Economic Forces Today Beyond the tried-and-true techniques of traditional advertising, strong economic forces are also at work reshaping advertising as we know it. As competition continues to increase, budgets continue to get tighter, and technologies continue to give consumers more power and choice, advertisers must employ more and more creative techniques to “stay alive” let alone get ahead. Overt product placements are now prolific in mainstream TV and film – from Frito Lay’s Doritos as food rewards on CBS' Survivor, to Tony’s Motorola StarTac cell phone on HBO’s Sopranos, to Ford vehicles on ABC’s Alias, to a can of Dr Pepper prominently placed on Spider Man’s nightstand. Not only do the programs show products being used “in their natural environments” – i.e. “context” – but such product placements are also much cheaper and arguably more effective than standalone advertising spots. Traditional 30-second spots are costly to produce, must establish their own context in the short amount of time, and can easily be skipped by consumers armed with a remote control or TiVo.
Other recent examples of advertisers seeking to save costs include Pepsi and Frito Lay’s joint TV commercials, KFC’s “meal deals” which feature Pepsi products, and MGM’s 20th anniversary James Bond, Die Another Day, which employed cooperative advertising – Revlon ran Bond-themed TV spots featuring Halle Berry, Braun ran TV spots featuring James Bond’s shaver of choice, and Ford touted the pink Thunderbird driven by Jinx in the movie. MGM effectively “offloaded” large chunks of advertising expenditures to their partners and got a lot of mileage from such cross-marketing tie-ins which touched different constituencies.
Behavioral Roots Behavioral psychology and studies of consumer behavior reveal that “context-based” decisionmaking also pervades other aspects of life. For example, religion, social circles, political parties, place of work, and even the gym to which one belongs provides the context for decisions and actions as diverse as finding someone to date, buying “in” clothes, or summering in the Hamptons. “Context” provides the necessary filters which help individuals narrow down their choices and ultimately make the choice, whether it is who to go out with, what to buy, or where to vacation.
Consumers have their own set of “filters.” These filters are established throughout each consumer’s growing-up process and influenced by their “surroundings.” Consumers also have their own “contexts” – e.g. favorite celebrity, TV shows they watch, magazines they read, gym they join, etc. Filters help individuals narrow down the available choices to the few that they are most likely to choose. Contexts help individuals make the choice based on comfort-level and trust-level. No matter how much advertising an advertiser does, it is unlikely to change or disrupt these individual consumers’ “filters” or “contexts.” Consider the following hypotheticals – “is a coupon from Pepsi really going to get a consumer to drink Pepsi instead of Coke, which he grew up drinking; or is a $25 discount offer really going to get someone to buy Banana Republic clothing if it is not her style; or is a loyalty program by Pizza Hut going to get a customer to eat pizza again at lunch when she already had it yesterday and really feels like having a salad today?” Clearly, the consumers’ own choice rules.

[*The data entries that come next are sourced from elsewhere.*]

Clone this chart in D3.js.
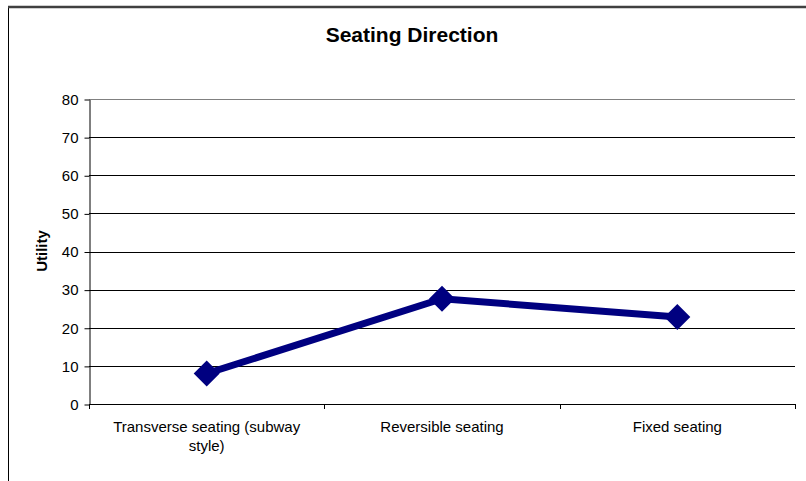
<!DOCTYPE html>
<html>
<head>
<meta charset="utf-8">
<script src="https://cdn.jsdelivr.net/npm/d3@7"></script>
<style>
  html, body { margin: 0; padding: 0; background: #fff; }
  svg { display: block; font-family: Arial, "Liberation Sans", sans-serif; }
</style>
</head>
<body>
<svg id="chart" width="806" height="481"></svg>
<script>
// Seating direction utilities
const categories = [["Transverse seating (subway", "style)"], ["Reversible seating"], ["Fixed seating"]];
const utilityValues = [8.0, 27.6, 22.8];
const yTicks = [0, 10, 20, 30, 40, 50, 60, 70, 80];

const svg = d3.select("#chart");
const W = 806, H = 481;
const plot = { left: 89, right: 795, top: 99, bottom: 404 };

// outer chart frame
svg.append("rect").attr("width", W).attr("height", H).attr("fill", "#fff");
svg.append("line").attr("x1", 8.5).attr("x2", 8.5).attr("y1", 6).attr("y2", H)
  .attr("stroke", "#000").attr("stroke-width", 1);
svg.append("line").attr("x1", 8).attr("x2", W).attr("y1", 7).attr("y2", 7)
  .attr("stroke", "#404040").attr("stroke-width", 2.5);

const x = d3.scaleBand().domain(d3.range(categories.length))
  .range([plot.left, plot.right]).padding(0);
const y = d3.scaleLinear().domain([0, 80]).range([plot.bottom, plot.top]);

// horizontal gridlines
svg.append("g").selectAll("line").data(yTicks.filter(t => t > 0)).join("line")
  .attr("x1", plot.left).attr("x2", plot.right)
  .attr("y1", d => Math.round(y(d)) + 0.5).attr("y2", d => Math.round(y(d)) + 0.5)
  .attr("stroke", d => d === 80 ? "#808080" : "#000").attr("stroke-width", 1);

// y axis
const yAxis = d3.axisLeft(y).tickValues(yTicks).tickSize(5).tickPadding(6).tickSizeOuter(0);
const gy = svg.append("g").attr("transform", `translate(${plot.left + 0.5},0.5)`).call(yAxis);
gy.selectAll("text").attr("font-size", 15).attr("fill", "#000")
  .attr("font-family", "Arial, 'Liberation Sans', sans-serif");
gy.selectAll("line, path").attr("stroke", "#000");

// x axis with ticks at category boundaries
svg.append("line").attr("x1", plot.left).attr("x2", plot.right + 1)
  .attr("y1", plot.bottom + 0.5).attr("y2", plot.bottom + 0.5).attr("stroke", "#000");
const bounds = d3.range(categories.length + 1).map(i => i < categories.length ? x(i) : plot.right);
svg.append("g").selectAll("line").data(bounds).join("line")
  .attr("x1", d => Math.round(d) + 0.5).attr("x2", d => Math.round(d) + 0.5)
  .attr("y1", plot.bottom).attr("y2", plot.bottom + 5).attr("stroke", "#000");

// category labels
const labels = svg.append("g").selectAll("text").data(categories).join("text")
  .attr("text-anchor", "middle").attr("font-size", 15).attr("fill", "#000")
  .attr("x", (d, i) => x(i) + x.bandwidth() / 2).attr("y", 432);
labels.selectAll("tspan").data(d => d).join("tspan")
  .attr("x", function() { return d3.select(this.parentNode).attr("x"); })
  .attr("dy", (d, i) => i === 0 ? 0 : 19)
  .text(d => d);

// series line
const cx = i => x(i) + x.bandwidth() / 2;
svg.append("path").datum(utilityValues)
  .attr("fill", "none").attr("stroke", "#000080").attr("stroke-width", 7)
  .attr("stroke-linejoin", "miter")
  .attr("d", d3.line().x((d, i) => cx(i)).y(d => y(d)));

// diamond markers
svg.append("g").selectAll("path").data(utilityValues).join("path")
  .attr("transform", (d, i) => `translate(${cx(i)},${y(d)})`)
  .attr("d", "M0,-13L13,0L0,13L-13,0Z")
  .attr("fill", "#000080");

// title
svg.append("text").attr("x", 412).attr("y", 42).attr("text-anchor", "middle")
  .attr("font-size", 21).attr("font-weight", "bold").attr("fill", "#000")
  .text("Seating Direction");

// y axis title
svg.append("text").attr("transform", "translate(47,251) rotate(-90)")
  .attr("text-anchor", "middle").attr("font-size", 15).attr("font-weight", "bold")
  .attr("fill", "#000").text("Utility");
</script>
</body>
</html>
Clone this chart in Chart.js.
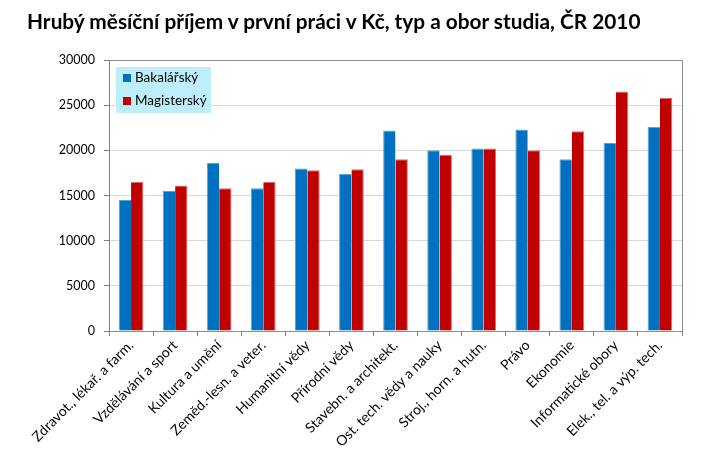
<!DOCTYPE html>
<html>
<head>
<meta charset="utf-8">
<script src="https://cdn.jsdelivr.net/npm/chart.js@4"></script>
<style>
  html, body { margin: 0; padding: 0; background: #fff; }
  #wrap { position: relative; width: 703px; height: 475px; }
  #title { position: absolute; left: 27px; top: 8px; font-family: Lato, sans-serif; font-weight: bold; font-size: 20.8px; color: #000; white-space: nowrap; }
  canvas { position: absolute; left: 0; top: 0; }
</style>
</head>
<body>
<div id="wrap">
  <canvas id="c" width="703" height="475"></canvas>
  <div id="title">Hrubý měsíční příjem v první práci v Kč, typ a obor studia, ČR 2010</div>
</div>
<script>
const categories = [
  "Zdravot., lékař. a farm.",
  "Vzdělávání a sport",
  "Kultura a umění",
  "Zeměd.-lesn. a veter.",
  "Humanitní vědy",
  "Přírodní vědy",
  "Stavebn. a architekt.",
  "Ost. tech. vědy a nauky",
  "Stroj., horn. a hutn.",
  "Právo",
  "Ekonomie",
  "Informatické obory",
  "Elek., tel. a výp. tech."
];
const seriesNames = ["Bakalářský", "Magisterský"];
const bakalarsky = [14500, 15500, 18600, 15800, 18000, 17400, 22200, 20000, 20200, 22300, 19000, 20800, 22600];
const magistersky = [16500, 16100, 15800, 16500, 17800, 17900, 19000, 19500, 20200, 20000, 22100, 26500, 25800];
const yTicks = [0, 5000, 10000, 15000, 20000, 25000, 30000];

const frameAndLegend = {
  id: 'frameAndLegend',
  afterDatasetsDraw(chart) {
    const ctx = chart.ctx;
    const a = chart.chartArea;
    ctx.save();
    ctx.strokeStyle = '#8c8c8c';
    ctx.lineWidth = 1;
    ctx.beginPath();
    ctx.moveTo(Math.round(a.left) + 0.5, Math.round(a.top) + 0.5);
    ctx.lineTo(Math.round(a.right) + 0.5, Math.round(a.top) + 0.5);
    ctx.lineTo(Math.round(a.right) + 0.5, Math.round(a.bottom) + 0.5);
    ctx.stroke();
    // legend box
    const x0 = a.left + 7, y0 = a.top + 7, w = 95, h = 46;
    ctx.fillStyle = '#bdeefb';
    ctx.fillRect(x0, y0, w, h);
    ctx.font = '13.5px Lato, sans-serif';
    ctx.textBaseline = 'middle';
    chart.data.datasets.forEach((ds, i) => {
      const cy = y0 + 11 + i * 23;
      ctx.fillStyle = ds.backgroundColor;
      ctx.fillRect(x0 + 7, cy - 4, 8, 8);
      ctx.fillStyle = '#000';
      ctx.fillText(ds.label, x0 + 19, cy);
    });
    ctx.restore();
  }
};

new Chart(document.getElementById('c'), {
  type: 'bar',
  data: {
    labels: categories,
    datasets: [
      { label: seriesNames[0], data: bakalarsky, backgroundColor: '#0070c0', borderColor: '#5aa0d8', borderWidth: {top:1,left:1,right:0,bottom:0}, borderSkipped: false },
      { label: seriesNames[1], data: magistersky, backgroundColor: '#c00000', borderColor: '#e06a6a', borderWidth: {top:1,left:0,right:1,bottom:0}, borderSkipped: false }
    ]
  },
  options: {
    responsive: false,
    animation: false,
    devicePixelRatio: 1,
    layout: { padding: { left: 0, right: 21, top: 60, bottom: 0 } },
    datasets: { bar: { barPercentage: 1, categoryPercentage: 0.56 } },
    plugins: { legend: { display: false }, tooltip: { enabled: false } },
    scales: {
      x: {
        offset: true,
        grid: { offset: true, drawOnChartArea: false, drawTicks: true, tickLength: 5, color: '#7f7f7f' },
        border: { color: '#8c8c8c' },
        ticks: { autoSkip: false, minRotation: 45, maxRotation: 45, padding: 1, color: '#000', font: { family: 'Lato, sans-serif', size: 14 } },
        afterFit(scale) { scale.height = 144; }
      },
      y: {
        min: 0, max: 30000,
        afterBuildTicks(scale) { scale.ticks = yTicks.map(v => ({ value: v })); },
        grid: { color: '#d9d9d9', tickLength: 5, tickColor: '#7f7f7f' },
        border: { color: '#7f7f7f' },
        ticks: { padding: 9, color: '#000', font: { family: 'Lato, sans-serif', size: 12.5 }, callback: v => String(v) },
        afterFit(scale) { scale.width = 109; }
      }
    }
  },
  plugins: [frameAndLegend]
});
</script>
</body>
</html>
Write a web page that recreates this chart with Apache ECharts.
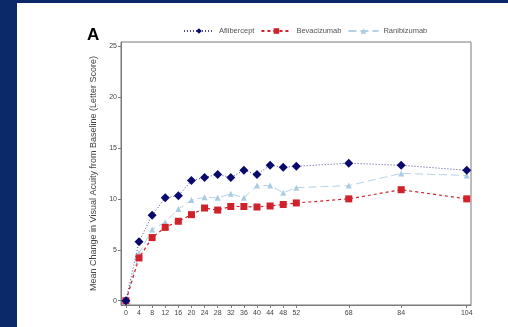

Another recent example that context is key is Budweiser’s Superbowl ad featuring a zebra looking at “instant replay.” By many accounts, it was the most memorable ad of the entire Superbowl. It is likely that it struck a “contextual chord” with all the football fans who experienced an “ah-ha” moment when they got what the commercial was all about. Other ads which tried to artificially associate attributes to products (Cadillac as “fast” – car heating up because it was driving so fast; Michelob Ultra as “sexy” – two sexy young people working out and then cuddling; or Levi’s jeans as “bold” – two Levi’s wearing young people facing up to an oncoming stampede of computer generated bulls.) or simply tried to be funny or “in-your-face” largely failed to communicate within the consumers’ own contexts; rather, they “pushed” the advertiser’s perception of what the brand is or should be.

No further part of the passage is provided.